Les élections européennes - L'indifférence

Ces semaines-ci, les élus du Vieux Continent sont habités par une inquiétude. Ils appréhendent un taux d'abstention record aux élections européennes du 7 juin prochain qui sera tout bénéfice pour les formations d'extrême droite et d'extrême gauche. Paradoxe des paradoxes, le député qui siège au Parlement de Strasbourg n'a jamais eu autant de pouvoirs que présentement.

Cela fait trente ans aujourd'hui que les députés européens sont élus au suffrage universel. Le taux de fréquentation le plus élevé avait été enregistré au tout début. Depuis lors, le nombre d'abstentions n'a cessé d'augmenter allant jusqu'au record de 2004. En Allemagne, réputée être l'élève modèle, l'élève ayant la fibre européenne la plus trempée qui soit, pas moins de 57 % des citoyens avaient boudé les urnes. En Pologne, ils avaient été 78 % à pantoufler dans leurs demeures alors que ce pays venait de bénéficier d'un ticket d'entrée très riche en espèces sonnantes.

Sans minimiser l'importance du devoir citoyen consistant à glisser un bulletin dans l'urne, il faut dire que l'horizon de 2004 était beaucoup plus brouillé qu'il ne l'est actuellement. Dans la foulée de la guerre en Irak et plus précisément des mensonges formulés par le premier ministre britannique Tony Blair sur le fait que les caves de Saddam Hussein étaient remplies d'armes de destruction massive, les gouvernements européens s'étaient divisés entre partisans et adversaires de cet engagement militaire. Conséquence? Les événements irakiens avaient teinté passablement la campagne de 2004.

Qui plus est, toujours en 2004, l'Union européenne venait d'accueillir dix nouveaux membres, dont huit nations de l'Europe de l'Est. Des nations qui dans la plupart des cas vivaient un sursaut nationaliste après soixante-dix ans d'oppression stalinienne et de centralisme démocratique. Nombre d'entre elles avaient rejoint l'UE davantage par peur de Moscou que par passion pour la construction d'un autre bloc, en l'occurrence européen. À la faveur du conflit en Irak, la plupart d'entre elles avaient rejoint le camp mené par Blair.

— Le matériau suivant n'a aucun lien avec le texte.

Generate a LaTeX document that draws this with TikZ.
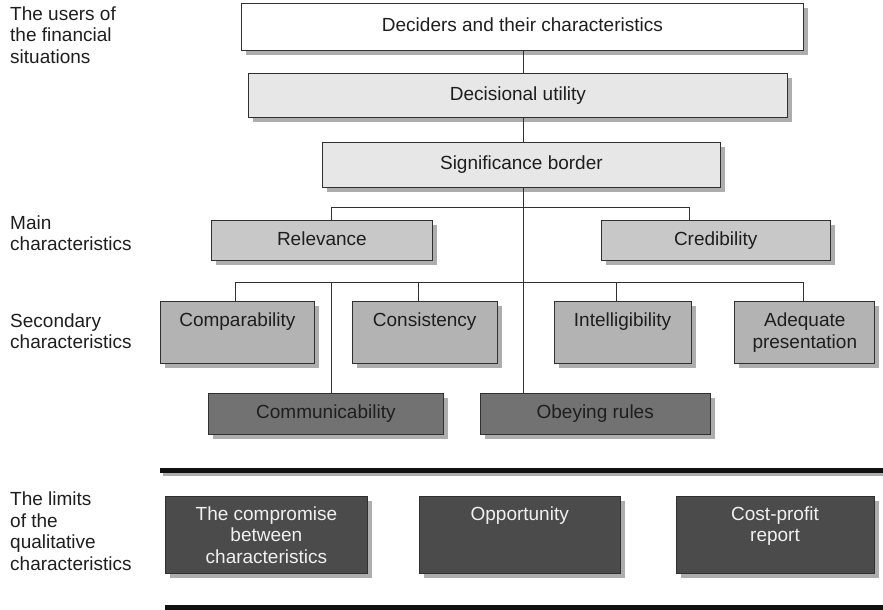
\documentclass[tikz,border=0pt]{standalone}
\usepackage{fontspec}
\setmainfont{Liberation Sans}
\usepackage{xcolor}
\definecolor{frameDark}{HTML}{303030}
\definecolor{inkDark}{HTML}{1E1E1E}
\definecolor{shadowGray}{HTML}{ADADAD}
\definecolor{paleFill}{HTML}{E7E7E7}
\definecolor{mainFill}{HTML}{C8C8C8}
\definecolor{secondFill}{HTML}{B3B3B3}
\definecolor{rulesFill}{HTML}{727272}
\definecolor{limitFill}{HTML}{4B4B4B}
\definecolor{limitText}{HTML}{F0F0F0}
\definecolor{barDark}{HTML}{111111}
\usepackage{tikz}
\usetikzlibrary{positioning,shadows}
\tikzset{%
  levelBox/.style={%
    rectangle,
    draw=frameDark,
    line width=0.8pt,
    text=inkDark,
    inner sep=0pt,
    align=center,
    text depth=4pt,
    font=\fontsize{19}{21.5}\selectfont,
    drop shadow={shadow xshift=4.5pt, shadow yshift=-4.5pt, fill=shadowGray, opacity=1}
  },
  limitBox/.style={%
    levelBox,
    fill=limitFill,
    text=limitText,
    text depth=0pt,
    minimum height=77pt
  },
  sideLabel/.style={%
    anchor=north west,
    inner sep=0pt,
    align=left,
    text=inkDark,
    font=\fontsize{19}{21.5}\selectfont
  },
  treeLine/.style={%
    draw=frameDark,
    line width=0.8pt
  },
  limitBar/.style={%
    draw=barDark,
    line width=5pt
  },
  barShadow/.style={%
    draw=shadowGray,
    line width=5pt
  }
}

\begin{document}
\begin{tikzpicture}[x=1pt, y=-1pt]
  \useasboundingbox (0,0) rectangle (883,610);

  % side labels
  \node[sideLabel] (usersLbl) at (10,6.5) {The users of\\the financial\\situations};
  \node[sideLabel] (mainLbl) at (10,215.5) {Main\\characteristics};
  \node[sideLabel] (secondLbl) at (10,313.5) {Secondary\\characteristics};
  \node[sideLabel] (limitsLbl) at (10,492) {The limits\\of the\\qualitative\\characteristics};

  % top of the tree
  \node[levelBox, fill=white, anchor=north west, minimum width=562pt, minimum height=47pt] (deciders) at (241,3) {Deciders and their characteristics};
  \node[levelBox, fill=paleFill, anchor=north west, minimum width=539pt, minimum height=44pt] (utility) at (248,73) {Decisional utility};
  \node[levelBox, fill=paleFill, anchor=north west, minimum width=398pt, minimum height=45pt] (signif) at (322,142) {Significance border};

  % main characteristics
  \node[levelBox, fill=mainFill, anchor=north west, minimum width=221pt, minimum height=40pt] (relevance) at (211,220) {Relevance};
  \node[levelBox, fill=mainFill, minimum width=229pt, minimum height=40pt, right=168pt of relevance] (credibility) {Credibility};

  % secondary characteristics
  \node[levelBox, fill=secondFill, anchor=north west, minimum width=154pt, minimum height=62pt] (compar) at (160,301) {Comparability\\~};
  \node[levelBox, fill=secondFill, minimum width=145pt, minimum height=62pt, right=37pt of compar] (consist) {Consistency\\~};
  \node[levelBox, fill=secondFill, minimum width=137pt, minimum height=62pt, right=56pt of consist] (intell) {Intelligibility\\~};
  \node[levelBox, fill=secondFill, minimum width=140pt, minimum height=62pt, right=43pt of intell] (adequ) {Adequate\\presentation};

  \node[levelBox, fill=rulesFill, anchor=north west, minimum width=235pt, minimum height=41pt] (commun) at (208,393) {Communicability};
  \node[levelBox, fill=rulesFill, minimum width=230pt, minimum height=41pt, right=36pt of commun] (obey) {Obeying rules};

  % limits
  \node[limitBox, anchor=north west, minimum width=202pt] (compromise) at (165,496) {The compromise\\between\\characteristics};
  \node[limitBox, minimum width=201pt, right=51pt of compromise] (opport) {Opportunity\\~\\~};
  \node[limitBox, minimum width=198pt, right=55pt of opport] (costProfit) {Cost-profit\\report\\~};

  % junctions
  \coordinate (mainJoin) at (523,207);
  \coordinate (relJoin) at (331,207);
  \coordinate (credJoin) at (689,207);
  \coordinate (cmpJoin) at (235,282);
  \coordinate (comJoin) at (331,282);
  \coordinate (conJoin) at (418,282);
  \coordinate (intJoin) at (616,282);
  \coordinate (adqJoin) at (803,282);

  \draw[treeLine] (deciders.south -| mainJoin) -- (utility.north -| mainJoin);
  \draw[treeLine] (utility.south -| mainJoin) -- (signif.north -| mainJoin);
  \draw[treeLine] (signif.south -| mainJoin) -- (obey.north -| mainJoin);
  \draw[treeLine] (relevance.north -| relJoin) -- (relJoin) -- (credJoin) -- (credibility.north -| credJoin);
  \draw[treeLine] (compar.north -| cmpJoin) -- (cmpJoin) -- (adqJoin) -- (adequ.north -| adqJoin);
  \draw[treeLine] (comJoin) -- (commun.north -| comJoin);
  \draw[treeLine] (conJoin) -- (consist.north -| conJoin);
  \draw[treeLine] (intJoin) -- (intell.north -| intJoin);

  % separating bars
  \coordinate (upperBar) at (160,470.5);
  \coordinate (lowerBar) at (165,607.5);
  \draw[barShadow] ([xshift=3pt,yshift=-3pt]upperBar) -- ([yshift=-3pt]upperBar -| 883,0);
  \draw[limitBar] (upperBar) -- (upperBar -| 883,0);
  \draw[limitBar] (lowerBar) -- (lowerBar -| 883,0);
\end{tikzpicture}
\end{document}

Aujourd'hui, il n'y a plus de Blair, de Jacques Chirac, de Gerhard Schröder et de José Aznar qui avaient croisé le fer sur fond irakien. Il y a surtout que, la crise financière étant passée par là, la politique a repris certains de ses droits sur l'économie. En clair, certains des dogmes inscrits dans le Traité de Maastricht, puis confirmés ou remodelés par ceux de Nice et Lisbonne ont volé en éclats. Grâce à quoi, grâce à qui? La mollesse de la commission européenne en général, l'incompétence du président José Manuel Barroso en particulier.

En effet, alors que les Bourses étaient saignées, que les plans sociaux se multipliaient, que l'économie en général affichait tous les signes inhérents à la récession, Barroso et ses commissaires, ses ministres aux pouvoirs étendus, sont restés sur leur quant-à-soi. Il aura fallu l'activisme de certains chefs d'État lors de la présidence française de l'UE pour que des banques soient nationalisées, des entreprises subventionnées, que des plans de relance soient confectionnés. Fait à noter, ce sont les Sarkozy, Merkel et consorts sans oublier les députés européens qui ont appelé à une meilleure régulation de l'industrie financière, et non Barroso et ses commissaires trop épris des idées néolibérales pour oser des interventions.

Malgré cette clarification des rôles, cette redéfinition des fonctions, tous les sondages montrent que les Européens vont bouder comme jamais le scrutin du 7 juin. Pour le grand plaisir, semble-t-il, des formations nationalistes, xénophobes, d'un côté, et celles de l'extrême gauche de l'autre. Cette montée en puissance s'explique en partie par la descente aux enfers des travaillistes au Royaume-Uni, par un Parti socialiste français en pleine déliquescence, par le recul des socialistes en Espagne et par la défense et illustration de la politique du strass et des paillettes développée par l'inénarrable Silvio Berlusconi. Bref, les repères sont brouillés.

Tout cela est regrettable, car, on le répète, à la suite des traités nommés, le député de Strasbourg a vu sa sphère d'influence s'élargir. Tout cela est d'autant plus regrettable que Barroso, maître ès incompétence, va être reconduit dans ses fonctions.